While criminal and terror-related proceeds could conceivably be laundered through insurance premiums on luxury real estate, automobiles and other assets, these funds could only be recovered if the underlying assets are damaged or written-off - something that would produce no gain for those behind such schemes.
And Mr Komolafe yesterday pointed out that the insurance industry had in place systems to detect fraud, should persons try to destroy their own assets to facilitate a claim.
Referring to Jamaica's stance, he said: "The argument is that whilst there is potential for general insurance premiums to be paid from the proceeds of crime, this is not considered a major source of laundering and, more importantly, does not increase the assets of the launderer(s).
"The Financial Transactions Reporting Bill, as currently drafted, will have a significant impact on the way general insurers on-board clients, conduct Know Your Customer, monitor their clients' accounts on an ongoing basis and, by extension, their operations as a whole.
"The consequence of these new requirements will be an increase in the cost of doing business, and added complexity to the ease of carrying out insurance business in the Bahamas. This comes at a time when the Government is seeking to improve the ease of doing business in the country in order to make the Bahamas more competitive among the community of nations."
Mr Komolafe continued: "There are also additional administrative and attendant costs to consider for processes to address the requirements outlined in the Bill. General insurers will be especially impacted as these increased costs will come at a time when premium rates may rise due to the global catastrophes being experienced.
"We are concerned that a simultaneous increase in administrative cost and premium rates will make general insurance less affordable for Bahamians and legal residents.
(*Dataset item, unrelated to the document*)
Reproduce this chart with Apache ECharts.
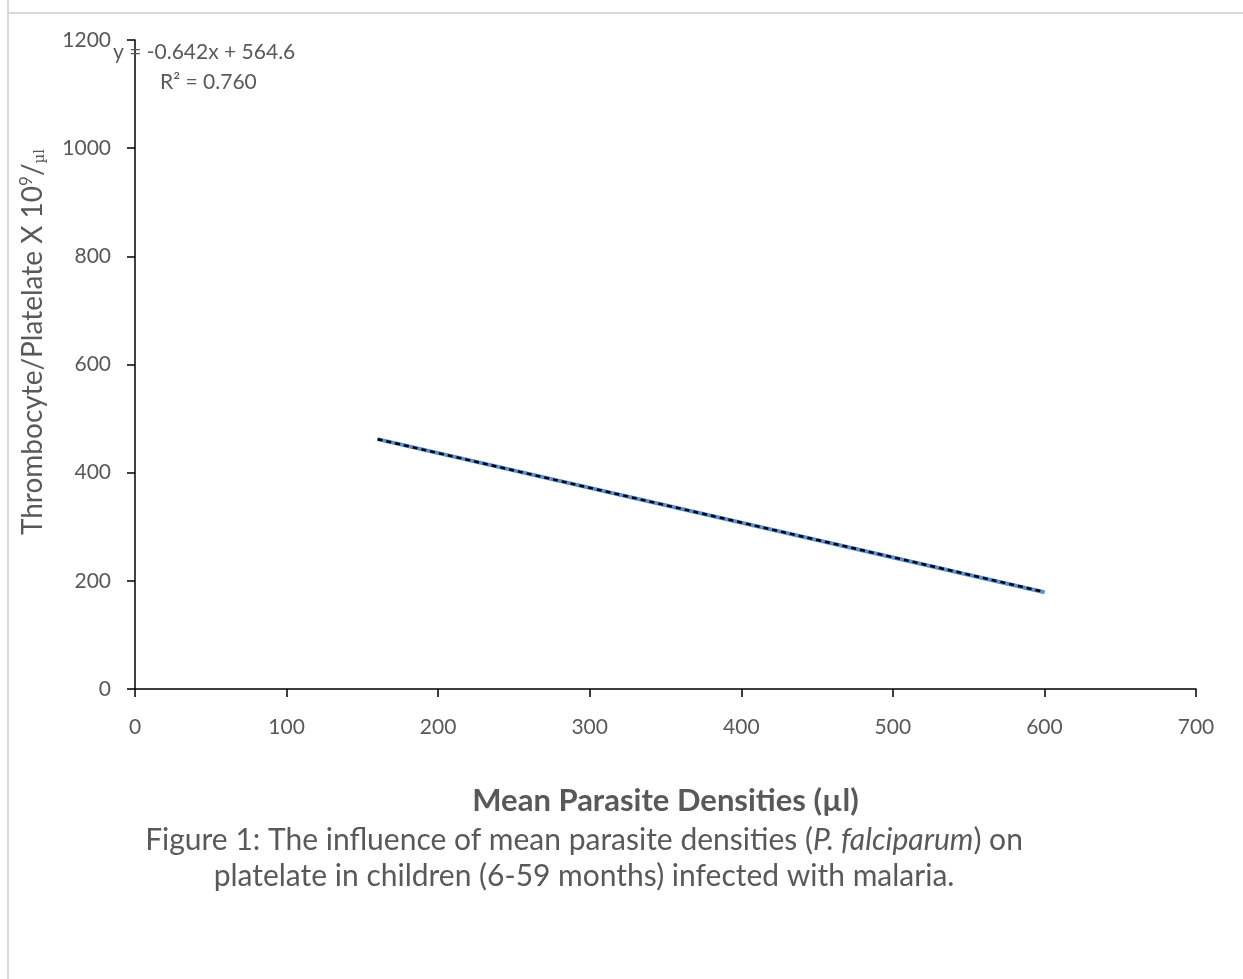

The absence of the accompanying regulations and proposed amendments to the anti-money laundering/counter terror financing guidelines (which would contain the important details on implementation) also make it difficult to assess the full impact of the Financial Transactions Reporting Bill on the insurance sector."
The Bahamas has form for regulatory overreach, and going further than international standards and best practices, in responding to international pressures. For example, in 2000 the Bahamas eliminated 'bearer shares' for International Business Companies (IBCs) in response to its 'blacklisting', whereas the likes of the British Virgin Islands (BVI) immobilised them and placed the burden on their registered agents.
Mr Komolafe, meanwhile, said the CFATF's Financial Action Task Force (FATF) parent, which was responsible for that 'blacklisting', only included life insurers and others involved in long-term investments in its definition of 'financial institutions'.
Suggesting that the Bahamas' own National Risk Assessment on Money Laundering and Terrorist Financing (NRA) should have been completed prior to the CFATF visit, the BIA chairman added: "A review of the recent CFATF report for the Bahamas will also reveal that there was no recommendation that general insurers should be included in the definition of 'financial institution' as the Financial Transactions Reporting Bill proposes to do.
"The results of the CFATF Mutual Evaluation have been referenced on several occasions as the reason for the proposed drastic changes to the anti-money laundering/counter terror financing regime for the general insurance sector. However, it appears (based on the CFATF report) that this was not a recommendation or consideration, and therefore not required to improve our rating as a jurisdiction.
"Rather, improvements to the existing anti-money laundering/counter terror financing regime for the (long-term) insurance sector vis-à-vis ongoing due diligence, record keeping, politically exposed persons, reliance on third parties, internal controls, higher risk countries and inclusion of money laundering/counter terror financing risks in risk-based supervision would seem to suffice based on the CFATF report."